D’autres pays, ainsi que l’Union européenne, ont également déjà des seuils limites.  

Mais ceux annoncés mercredi par les États-Unis sont « parmi les plus stricts du monde, voire les plus stricts », selon Melanie Benesh, de l’Environmental Working Group.

La nouvelle réglementation est « historique », a-t-elle dit à l’AFP. « C’est une grande victoire pour la santé publique aux États-Unis. »

Ailleurs aussi, les PFAS se retrouvent de plus en plus visés par les autorités : en France, l’Assemblée nationale a approuvé la semaine dernière en première lecture l’interdiction de certains produits contenant des PFAS.

Le gouvernement Biden avait lui annoncé s’attaquer aux PFAS en 2021, en lançant des actions sur plusieurs fronts.

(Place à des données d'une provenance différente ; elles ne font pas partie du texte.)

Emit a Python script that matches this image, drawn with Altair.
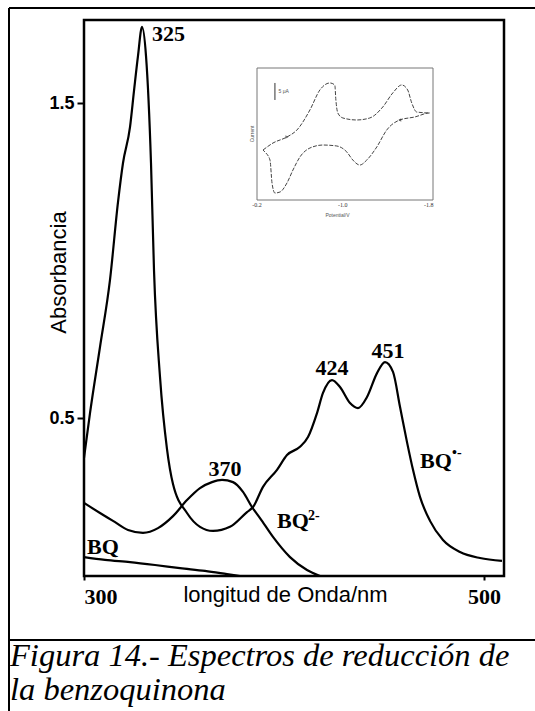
import altair as alt
import pandas as pd

# ---- main spectra (wavelength nm, absorbance) ----
rad_nm = [300, 303, 308, 313, 317, 319.5, 323, 325, 327, 329, 331, 333.5, 335, 338, 341.5, 344.5,
          351.5, 358, 364.5, 373, 381.5, 384.5, 389.5, 396.5, 401.5, 408, 412, 416.5, 419.5, 424,
          428, 433, 437, 441.5, 446.5, 450.5, 454.5, 458, 461.5, 464.5, 468, 473, 479.5, 488, 498, 509]
rad_abs = [0.375, 0.517, 0.727, 0.940, 1.187, 1.311, 1.425, 1.540, 1.651, 1.743, 1.651, 1.311, 0.971,
           0.632, 0.403, 0.292, 0.200, 0.156, 0.143, 0.156, 0.203, 0.219, 0.283, 0.337, 0.384, 0.410,
           0.441, 0.517, 0.581, 0.622, 0.600, 0.549, 0.533, 0.568, 0.644, 0.679, 0.648, 0.537, 0.425,
           0.337, 0.251, 0.175, 0.114, 0.076, 0.057, 0.048]

dian_nm = [300, 308, 314.5, 322, 329.5, 337, 344.5, 351.5, 358, 364, 369, 374.5, 379.5, 384, 388,
           394.5, 403, 411.5, 418]
dian_abs = [0.232, 0.200, 0.175, 0.146, 0.137, 0.152, 0.190, 0.241, 0.279, 0.298, 0.305, 0.298,
            0.267, 0.219, 0.184, 0.124, 0.060, 0.019, 0.0]

bq_nm = [300, 310.5, 323, 335.5, 348, 360.5, 371.5, 378]
bq_abs = [0.060, 0.051, 0.044, 0.035, 0.025, 0.016, 0.006, 0.0]

# peak labels
peak_text = ["325", "370", "424", "451"]
peak_nm = [334, 370.5, 424, 452]
peak_abs = [1.698, 0.317, 0.638, 0.692]
peak_align = ["left", "center", "center", "center"]

# species labels
sp_text = ["BQ", "BQ", "BQ"]
sp_nm = [301.5, 396.5, 468]
sp_abs = [0.070, 0.152, 0.343]
sup_text = ["2-", "•-"]
sup_nm = [412, 484]
sup_abs = [0.178, 0.378]

# ---- inset cyclic voltammogram (potential V, current uA) ----
cv_E = [-0.256, -0.349, -0.479, -0.572, -0.693, -0.786, -0.879, -0.925, -0.935, -0.953, -1.0, -1.130,
        -1.251, -1.372, -1.465, -1.549, -1.604, -1.642, -1.688, -1.809, -1.670, -1.530, -1.409, -1.316,
        -1.223, -1.158, -1.093, -1.037, -0.944, -0.814, -0.693, -0.600, -0.535, -0.479, -0.414, -0.367,
        -0.340, -0.321, -0.274, -0.256]
cv_I = [-4.71, -2.65, -0.88, 1.18, 7.06, 12.94, 15.0, 14.4, 10.0, 6.18, 4.71, 4.12, 4.71, 7.94, 12.06,
        14.41, 12.94, 9.12, 6.47, 6.18, 5.0, 4.12, 1.18, -3.82, -7.65, -9.12, -7.65, -5.29, -3.53, -3.24,
        -4.12, -6.76, -10.59, -14.41, -17.06, -17.35, -14.41, -7.65, -5.29, -4.71]
inset_ticks = [-0.2, -1.0, -1.8]
inset_tick_labels = ["-0.2", "-1.0", "-1.8"]

BLACK = "#000000"

xs = alt.Scale(domain=[300, 510], nice=False, zero=False)
ys = alt.Scale(domain=[0, 1.765], nice=False, zero=False)

def series(nm, ab):
    return pd.DataFrame({"nm": nm, "A": ab, "o": list(range(len(nm)))})

x_axis = alt.Axis(values=[300, 500], labelFont="Liberation Serif", labelFontWeight="bold",
                  labelFontSize=22, labelColor=BLACK, labelPadding=6, tickSize=4, tickWidth=2,
                  tickColor=BLACK, domain=False, grid=False, title="longitud de Onda/nm",
                  titleFont="Liberation Sans", titleFontWeight="normal", titleFontSize=22,
                  titleColor=BLACK, titleX=201, titleY=8, titleBaseline="top", titleAlign="center")
y_axis = alt.Axis(values=[0.5, 1.5], format=".1f", labelFont="Liberation Sans", labelFontWeight="bold",
                  labelFontSize=18, labelColor=BLACK, labelPadding=3, tickSize=7, tickWidth=2,
                  tickColor=BLACK, domain=False, grid=False, title="Absorbancia",
                  titleFont="Liberation Sans", titleFontWeight="normal", titleFontSize=22,
                  titleColor=BLACK, titleX=-26, titleY=252, titleAngle=270, titleAlign="center",
                  titleBaseline="middle")

base_rad = alt.Chart(series(rad_nm, rad_abs)).mark_line(color=BLACK, strokeWidth=2.2, interpolate="monotone").encode(
    x=alt.X("nm:Q", scale=xs, axis=x_axis), y=alt.Y("A:Q", scale=ys, axis=y_axis), order="o:Q")
line_dian = alt.Chart(series(dian_nm, dian_abs)).mark_line(color=BLACK, strokeWidth=2.2, interpolate="monotone").encode(
    x=alt.X("nm:Q", scale=xs), y=alt.Y("A:Q", scale=ys), order="o:Q")
line_bq = alt.Chart(series(bq_nm, bq_abs)).mark_line(color=BLACK, strokeWidth=2.2, interpolate="monotone").encode(
    x=alt.X("nm:Q", scale=xs), y=alt.Y("A:Q", scale=ys), order="o:Q")

peaks_df = pd.DataFrame({"t": peak_text, "nm": peak_nm, "A": peak_abs, "al": peak_align})
peak_layers = []
for al in ["left", "center"]:
    peak_layers.append(alt.Chart(peaks_df[peaks_df.al == al]).mark_text(
        font="Liberation Serif", fontWeight="bold", fontSize=22, color=BLACK, align=al,
        baseline="alphabetic").encode(x=alt.X("nm:Q", scale=xs), y=alt.Y("A:Q", scale=ys), text="t:N"))

sp_df = pd.DataFrame({"t": sp_text, "nm": sp_nm, "A": sp_abs})
sp_layer = alt.Chart(sp_df).mark_text(font="Liberation Serif", fontWeight="bold", fontSize=22, color=BLACK,
                                      align="left", baseline="alphabetic").encode(
    x=alt.X("nm:Q", scale=xs), y=alt.Y("A:Q", scale=ys), text="t:N")
sup_df = pd.DataFrame({"t": sup_text, "nm": sup_nm, "A": sup_abs})
sup_layer = alt.Chart(sup_df).mark_text(font="Liberation Serif", fontWeight="bold", fontSize=14, color=BLACK,
                                        align="left", baseline="alphabetic").encode(
    x=alt.X("nm:Q", scale=xs), y=alt.Y("A:Q", scale=ys), text="t:N")

# frame and caption (decorations outside the plot area)
frame_top = alt.Chart().mark_rule(color=BLACK, strokeWidth=2).encode(
    x=alt.value(-75), x2=alt.value(460), y=alt.value(-12))
frame_left = alt.Chart().mark_rule(color=BLACK, strokeWidth=2).encode(
    x=alt.value(-75), y=alt.value(-12), y2=alt.value(700))
frame_cap = alt.Chart().mark_rule(color=BLACK, strokeWidth=2).encode(
    x=alt.value(-75), x2=alt.value(460), y=alt.value(620))
cap1 = alt.Chart().mark_text(font="Liberation Serif", fontStyle="italic", fontSize=32.5, color=BLACK,
                             align="left", baseline="alphabetic").encode(
    x=alt.value(-74), y=alt.value(646), text=alt.value("Figura 14.- Espectros de reducción de"))
cap2 = alt.Chart().mark_text(font="Liberation Serif", fontStyle="italic", fontSize=32.5, color=BLACK,
                             align="left", baseline="alphabetic").encode(
    x=alt.value(-74), y=alt.value(680), text=alt.value("la benzoquinona"))

main = alt.layer(base_rad, line_dian, line_bq, *peak_layers, sp_layer, sup_layer,
                 frame_top, frame_left, frame_cap, cap1, cap2)

# ---- inset ----
ixs = alt.Scale(domain=[-0.2, -1.84], range=[173, 349], nice=False, zero=False)
iys = alt.Scale(domain=[-19.4, 19.4], range=[180, 48], nice=False, zero=False)
IX = lambda f: alt.X(f, scale=ixs, axis=None)
IY = lambda f: alt.Y(f, scale=iys, axis=None)

box = alt.Chart(pd.DataFrame({"e1": [-0.2], "e2": [-1.84], "i1": [-19.4], "i2": [19.4]})).mark_rect(
    fill="white", stroke="#777777", strokeWidth=1).encode(x=IX("e1:Q"), x2="e2:Q", y=IY("i1:Q"), y2="i2:Q")
cv = alt.Chart(pd.DataFrame({"E": cv_E, "I": cv_I, "o": list(range(len(cv_E)))})).mark_line(
    color="#444444", strokeWidth=1, strokeDash=[4, 1.5], interpolate="monotone").encode(
    x=IX("E:Q"), y=IY("I:Q"), order="o:Q")
arrows = alt.Chart(pd.DataFrame({"E": [-0.479, -1.53], "I": [-0.88, 4.12], "s": ["triangle-right", "triangle-left"]})).mark_point(
    filled=True, color="#333333", size=12).encode(x=IX("E:Q"), y=IY("I:Q"),
    shape=alt.Shape("s:N", scale=None))
ticklab = alt.Chart(pd.DataFrame({"E": inset_ticks, "I": [-20] * 3, "t": inset_tick_labels})).mark_text(
    font="Liberation Serif", fontSize=6, color="#333333", baseline="top").encode(
    x=IX("E:Q"), y=IY("I:Q"), text="t:N")
xtitle = alt.Chart(pd.DataFrame({"E": [-0.95], "I": [-23.2], "t": ["Potential/V"]})).mark_text(
    font="Liberation Sans", fontSize=5, color="#555555", baseline="top").encode(
    x=IX("E:Q"), y=IY("I:Q"), text="t:N")
ytitle = alt.Chart(pd.DataFrame({"E": [-0.15], "I": [0.0], "t": ["Current"]})).mark_text(
    font="Liberation Sans", fontSize=5, color="#555555", angle=270).encode(
    x=IX("E:Q"), y=IY("I:Q"), text="t:N")
sbar = alt.Chart(pd.DataFrame({"E": [-0.367], "a": [10.0], "b": [15.0]})).mark_rule(
    color="#333333", strokeWidth=1).encode(x=IX("E:Q"), y=IY("a:Q"), y2="b:Q")
slab = alt.Chart(pd.DataFrame({"E": [-0.40], "I": [12.5], "t": ["5 μA"]})).mark_text(
    font="Liberation Sans", fontSize=5, color="#555555", align="left").encode(
    x=IX("E:Q"), y=IY("I:Q"), text="t:N")

inset = alt.layer(box, cv, arrows, ticklab, xtitle, ytitle, sbar, slab)

chart = alt.layer(main, inset).resolve_scale(x="independent", y="independent").properties(
    width=420, height=556,
    padding={"left": 84, "top": 20, "right": 31, "bottom": 135},
    autosize=alt.AutoSizeParams(type="none"),
).configure(background="white").configure_view(stroke=BLACK, strokeWidth=2.5)

chart.save("out.html", embed_options={"renderer": "svg", "actions": False})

En février, les autorités sanitaires américaines ont par exemple annoncé la fin de la vente d’emballages d’aliments contenant des PFAS (emballages de restaurant-minute, plats à emporter, sachets de maïs soufflé…), supprimant ainsi l’une des principales sources d’exposition alimentaire.  

Parmi les futures mesures encore attendues : l’EPA travaille à classer plusieurs types de PFAS comme « substances dangereuses ».